Fighting hard to keep hope alive

BEST ON TUESDAY
by Robert Best
Barbados Nation
May 18, 1999


ONE sidebar story that surfaced in the extensive Press interview Carl Hooper gave about his decision to retire from international cricket, gave a poignant insight into life in Guyana and explains what comes through often as a sense of hopelessness among many in that country.

Hooper revealed that he had given one of his teenage Guyanese cricket fans an all expenses paid trip to Barbados to witness the two One-Day clashes between the West Indies and Australia last month. This gesture on his part revealed a side of him that is separate and distinct from any impression he has given about his outlook and approach on the cricket field.

But even more telling was the reason Hooper gave for his gesture towards the lad.

Hooper said that the teenager, apart from being an ardent fan of his, had shown some talent as a cricketer but that he was among the underprivileged in his homeland. So he decided to give him new hope by bringing him to see how people live and play cricket in Barbados.

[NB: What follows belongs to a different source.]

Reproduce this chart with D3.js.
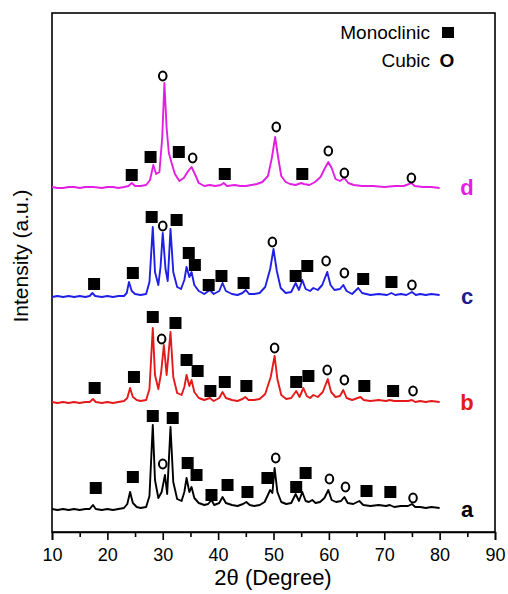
<!DOCTYPE html>
<html>
<head>
<meta charset="utf-8">
<script src="https://cdn.jsdelivr.net/npm/d3@7"></script>
<style>
  body { margin: 0; background: #fff; }
  text { font-family: Arial, "Liberation Sans", sans-serif; }
</style>
</head>
<body>
<div id="chart"></div>
<script>
var width = 508;
var height = 594;

// XRD patterns, [2theta, intensity above own baseline]
var curveA = [[10,1],[11,0],[12,1],[13,0],[14,1],[15,0],[16,1],[16.8,1],[17.4,5],[17.9,1],[19,0],[20,1],[21,0],[22,1],[23,2],[23.6,6],[24.1,18],[24.6,7],[25.3,3],[26,2],[27,3],[27.6,14],[28.2,85],[28.6,30],[29.2,12],[29.8,18],[30.4,35],[30.8,16],[31.4,83],[31.9,28],[32.6,11],[33.4,9],[33.9,18],[34.3,32],[34.8,18],[35.2,23],[35.7,12],[36.5,7],[37.5,5],[38.2,6],[38.8,10],[39.3,5],[40.2,7],[40.8,13],[41.4,7],[42.5,5],[43.5,4],[44.5,6],[45.1,8],[45.7,5],[46.5,4],[47.5,5],[48.4,8],[49.4,20],[49.8,17],[50.2,42],[50.7,18],[51.4,8],[52.3,6],[53.2,7],[54,16],[54.6,9],[55.2,18],[55.8,9],[56.4,8],[57,10],[57.6,7],[58.4,8],[59.2,12],[59.9,20],[60.5,10],[61.3,8],[62.2,9],[62.8,13],[63.4,7],[64.4,6],[65.5,9],[66.2,5],[67.5,4],[69,5],[70.3,4],[71,5],[71.8,3],[73,4],[74.3,4],[75,6],[75.6,3],[76.5,3],[77.5,2],[78.5,3],[80,2]];
var curveB = [[10,1],[11,0],[12,1],[13,0],[14,1],[15,0],[16,1],[16.8,1],[17.4,4],[17.9,1],[19,0],[20,1],[21,0],[22,1],[23,2],[23.6,5],[24.1,15],[24.6,6],[25.3,3],[26,2],[27,3],[27.6,14],[28.2,75],[28.6,28],[29.2,14],[29.7,30],[30.2,58],[30.7,28],[31.4,71],[31.9,26],[32.6,10],[33.4,8],[33.9,16],[34.3,28],[34.8,17],[35.2,23],[35.7,11],[36.5,5],[37.5,3],[38.5,5],[39.2,2],[40.2,5],[40.8,11],[41.4,5],[42.5,3],[43.5,2],[44.4,4],[44.9,6],[45.5,3],[46.5,3],[47.5,4],[48.5,9],[49.5,26],[50.2,47],[50.7,24],[51.4,8],[52.3,4],[53.2,5],[54.1,12],[54.7,6],[55.4,15],[56,7],[56.6,5],[57.2,8],[58,6],[58.9,11],[59.8,24],[60.4,11],[61.2,6],[62,7],[62.6,13],[63.2,5],[64.2,3],[65.7,6],[66.3,3],[67.5,2],[69,3],[70.3,2],[71,3],[71.8,2],[73,2],[74.3,2],[75,3],[75.6,1],[76.5,2],[77.5,1],[78.5,2],[80,1]];
var curveC = [[10,0],[11,1],[12,0],[13,1],[14,0],[15,1],[16,0],[16.8,1],[17.3,4],[17.8,1],[19,0],[20,1],[21,0],[22,1],[23,1],[23.5,4],[23.9,15],[24.4,6],[25,3],[26,2],[27,3],[27.6,15],[28.2,70],[28.6,25],[29.2,12],[29.6,30],[30,64],[30.5,28],[30.9,16],[31.4,68],[31.9,25],[32.6,10],[33.3,8],[33.9,17],[34.3,30],[34.8,20],[35.2,25],[35.7,12],[36.5,6],[37.5,3],[38.5,7],[39.2,3],[40.2,6],[40.8,14],[41.4,6],[42.5,3],[43.5,2],[44.4,4],[45,7],[45.6,3],[46.5,3],[47.5,4],[48.5,10],[49.4,28],[50,48],[50.6,26],[51.3,9],[52.2,4],[53.2,5],[54,14],[54.6,7],[55.2,17],[55.8,8],[56.6,6],[57.2,9],[58,7],[58.8,12],[59.7,25],[60.3,12],[61,7],[62,8],[62.6,12],[63.2,6],[64.2,3],[65.3,9],[66,4],[67.5,2],[69,3],[70.5,2],[71.3,4],[72,2],[73,3],[74,2],[75,5],[75.7,2],[76.5,3],[77.5,2],[78.5,3],[80,2]];
var curveD = [[10,1],[11,0],[12,0],[13,1],[14,1],[15,0],[16,1],[17.5,1],[19,0],[20,1],[21,1],[22,0],[23,1],[23.8,2],[24.4,5],[25,2],[26,2],[27,3],[27.7,8],[28.3,23],[28.8,14],[29.4,16],[29.9,50],[30.3,105],[30.7,60],[31.1,35],[31.6,25],[32.2,14],[33,7],[33.8,10],[34.6,17],[35.2,21],[35.8,14],[36.5,5],[37.5,2],[38.5,3],[39.5,2],[40.5,3],[41,5],[41.6,2],[43,3],[44,2],[45,2],[46,3],[47,4],[48,6],[49,12],[49.7,30],[50.3,51],[50.8,32],[51.4,12],[52.2,6],[53,4],[54,3],[55,5],[55.5,4],[56.5,3],[57.5,6],[58.5,11],[59.3,20],[59.9,26],[60.5,20],[61.2,9],[62,7],[62.8,10],[63.5,5],[64.5,3],[66,2],[68,2],[70,1],[72,2],[73.5,2],[74.5,4],[74.9,5],[75.5,2],[77,1],[78.5,1],[80,0]];

// baselines of the stacked patterns
var offsets = [22, 129, 235, 344];
var seriesNames = ["a", "b", "c", "d"];
var seriesColors = ["#000000", "#e41a1a", "#1f1fe6", "#e31ee3"];
var labelColors = ["#000000", "#e41a1a", "#1c1c8e", "#e31ee3"];

// phase markers, [2theta, height above own baseline]
var squaresA = [[17.9,22],[24.6,33],[28.2,94],[31.8,92],[34.5,47],[36.1,35],[38.8,15],[41.7,25],[45.3,18],[48.9,32],[54.1,23],[55.8,37],[66.8,19],[71.1,18]];
var circlesA = [[30.0,46],[50.4,52],[60.1,31],[63.0,23],[75.2,12]];
var squaresB = [[17.7,15],[24.8,26],[28.2,86],[32.3,80],[34.3,43],[36.3,32],[38.6,12],[41.2,21],[45.1,17],[54.1,21],[56.3,27],[66.4,17],[71.6,12]];
var circlesB = [[29.8,64],[50.2,55],[59.7,33],[62.8,23],[75.2,12]];
var squaresC = [[17.6,13],[24.6,24],[28.0,80],[32.5,77],[34.7,44],[35.8,32],[38.3,12],[40.6,21],[44.6,14],[54.0,21],[56.1,31],[66.2,18],[71.3,15]];
var circlesC = [[30.0,71],[49.8,55],[59.5,36],[62.8,24],[75.0,12]];
var squaresD = [[24.4,13],[27.8,31],[32.9,36],[41.2,14],[55.2,14]];
var circlesD = [[30.0,112],[35.4,30],[50.5,61],[59.9,37],[62.8,15],[74.9,10]];

var curves = [curveA, curveB, curveC, curveD];
var squareSets = [squaresA, squaresB, squaresC, squaresD];
var circleSets = [circlesA, circlesB, circlesC, circlesD];

var xTicks = [10, 20, 30, 40, 50, 60, 70, 80, 90];
var xMinor = [15, 25, 35, 45, 55, 65, 75, 85];
var legendNames = ["Monoclinic", "Cubic"];

var plotLeft = 52, plotRight = 495, plotTop = 13, plotBottom = 532;

var xScale = d3.scaleLinear().domain([10, 90]).range([plotLeft, plotRight]);
var yScale = d3.scaleLinear().domain([0, 519]).range([plotBottom, plotTop]);

var svg = d3.select("#chart")
    .append("svg")
    .attr("width", width)
    .attr("height", height);

// frame
svg.append("rect")
    .attr("x", plotLeft).attr("y", plotTop)
    .attr("width", plotRight - plotLeft).attr("height", plotBottom - plotTop)
    .attr("fill", "none").attr("stroke", "#000").attr("stroke-width", 1.6);

// x axis
var xAxis = d3.axisBottom(xScale).tickValues(xTicks).tickSize(8).tickFormat(d3.format("d"));
var gx = svg.append("g")
    .attr("transform", "translate(0," + plotBottom + ")")
    .call(xAxis);
gx.select(".domain").attr("stroke-width", 1.6);
gx.selectAll(".tick line").attr("stroke-width", 1.6);
gx.selectAll(".tick text")
    .attr("dy", null).attr("y", 29)
    .style("font-size", "18px")
    .style("font-family", "Arial, 'Liberation Sans', sans-serif");

svg.append("g")
    .attr("transform", "translate(0," + plotBottom + ")")
    .call(d3.axisBottom(xScale).tickValues(xMinor).tickSize(5).tickFormat(""))
    .call(function(g) {
      g.select(".domain").remove();
      g.selectAll(".tick line").attr("stroke-width", 1.6);
    });

svg.append("text")
    .attr("x", 273)
    .attr("y", 585)
    .attr("text-anchor", "middle")
    .style("font-size", "22px")
    .text("2\u03b8 (Degree)");

svg.append("text")
    .attr("transform", "translate(28,256) rotate(-90)")
    .attr("text-anchor", "middle")
    .style("font-size", "21px")
    .text("Intensity (a.u.)");

var line = d3.line()
    .x(function(d) { return xScale(d[0]); })
    .y(function(d) { return yScale(d[1]); });

for (var i = 0; i < curves.length; ++i) {
  var off = offsets[i];
  var pts = curves[i].map(function(p) { return [p[0], p[1] + off]; });

  svg.append("path")
      .datum(pts)
      .attr("d", line)
      .attr("fill", "none")
      .attr("stroke", seriesColors[i])
      .attr("stroke-width", 1.9)
      .attr("stroke-linejoin", "round");

  svg.selectAll(".sq" + i)
      .data(squareSets[i])
      .enter()
      .append("rect")
      .attr("class", "sq" + i)
      .attr("x", function(d) { return xScale(d[0]) - 6; })
      .attr("y", function(d) { return yScale(d[1] + off) - 6; })
      .attr("width", 12)
      .attr("height", 12)
      .attr("fill", "#000");

  svg.selectAll(".ci" + i)
      .data(circleSets[i])
      .enter()
      .append("ellipse")
      .attr("class", "ci" + i)
      .attr("cx", function(d) { return xScale(d[0]); })
      .attr("cy", function(d) { return yScale(d[1] + off); })
      .attr("rx", 3.8)
      .attr("ry", 4.4)
      .attr("fill", "#fff")
      .attr("stroke", "#000")
      .attr("stroke-width", 2);

  svg.append("text")
      .attr("x", 467)
      .attr("y", yScale(off) + 7)
      .attr("text-anchor", "middle")
      .attr("fill", labelColors[i])
      .style("font-size", "22px")
      .style("font-weight", "bold")
      .text(seriesNames[i]);
}

// legend
svg.append("text")
    .attr("x", 430).attr("y", 39)
    .attr("text-anchor", "end")
    .style("font-size", "19px")
    .text(legendNames[0]);
svg.append("rect")
    .attr("x", 442).attr("y", 27)
    .attr("width", 12).attr("height", 11)
    .attr("fill", "#000");
svg.append("text")
    .attr("x", 430).attr("y", 67)
    .attr("text-anchor", "end")
    .style("font-size", "19px")
    .text(legendNames[1]);
svg.append("text")
    .attr("x", 447).attr("y", 67)
    .attr("text-anchor", "middle")
    .style("font-size", "19px")
    .style("font-weight", "bold")
    .text("O");
</script>
</body>
</html>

It is Hooper’s expectation that the young player will be inspired to press on with his game in Guyana, despite the obvious constraints that might encourage a sense of hopelessness. The aim was to give the teenager a learning experience that will etch in his mind the realisation that life can be a lot better than what he has been experiencing in Guyana.

The possibility is that if he can continue to hone his skills in the game of cricket he might well be able to fight his way towards a more promising future in this game of life.

The Barbados experience was intended to spur him towards this achievement.

Long way to go

Those who read that part of the Hooper interview, will wish that teenager all the best in the years ahead, but they will be doing so with the realisation that he could have a long road to travel and a long, long way to go.

Barbadians are too often complacent and take for granted much of what we enjoy as living standards in our country. But it is cases like that of this Guyanese lad, who benefited from Hooper’s generosity, that should jolt us into realising that others in the region see us as a people who have achieved a way of life that can give them inspiration to better theirs.

It is most unlikely that any promising Bajan teenage cricketer would consider going to Guyana at this stage, to be inspired by life and living there. Life in Guyana is not anything to write home about. It was not always so.

There was a time when Guyana was seen as the one territory among those in the region, stretching from Jamaica in the north to that country in the south, that had the potential to be a leader in Caribbean development. Not only that, Guyana was at one time also speaking of fulfilling “its continental destiny”, seeing as how it is part of the South American continent.

In some ways, Jamaica, too, had shown signs earlier of flexing a degree of developmental muscle that is far from what the country is experiencing these days. Not so long ago neither the Guyanese nor the Jamaicans would have envisaged that what their two countries are going through these days would have been part of their lot.

Their lot

Some circles might claim that it is a lot that they both encouraged, if not chose, by pursuing policies that had more ideology than commonsense. Maybe so.

But it still comes as a shock to realise that both in Guyana and Jamaica so many people are living in depressing conditions that threaten to destroy hope.

That is why in Jamaica the recent move to put more taxes on the people through fuel price increases led to rioting and death for some nine Jamaicans. Many felt they could take no more.

The irony of it all is that a supposedly caring government apparently had to be confronted with this unrest to realise that it had pushed its people too far this time, as they remain saddled with a heavily devalued currency.

Jamaica, already strapped for funds, must now spend an estimated US$1.5 million in trying to repair the damage that the unrest has done to its tourism industry, the country’s main money-earner. However it is viewed that it is a costly setback.

Then we have Guyana where a loaf of bread costs GUY$130 and where one Guyana dollar is equivalent to less than one Barbados cent.

It is a country where the lowest house rent is around GUY$10 000 a month but where the starting salary of a policeman is around GUY $15 195 and that of a public servant GUY$11 445.

In these two countries it must take a knowledge or the belief that life can be better for people to keep hope alive.

• Robert Best is a former managing editor of the Advocate.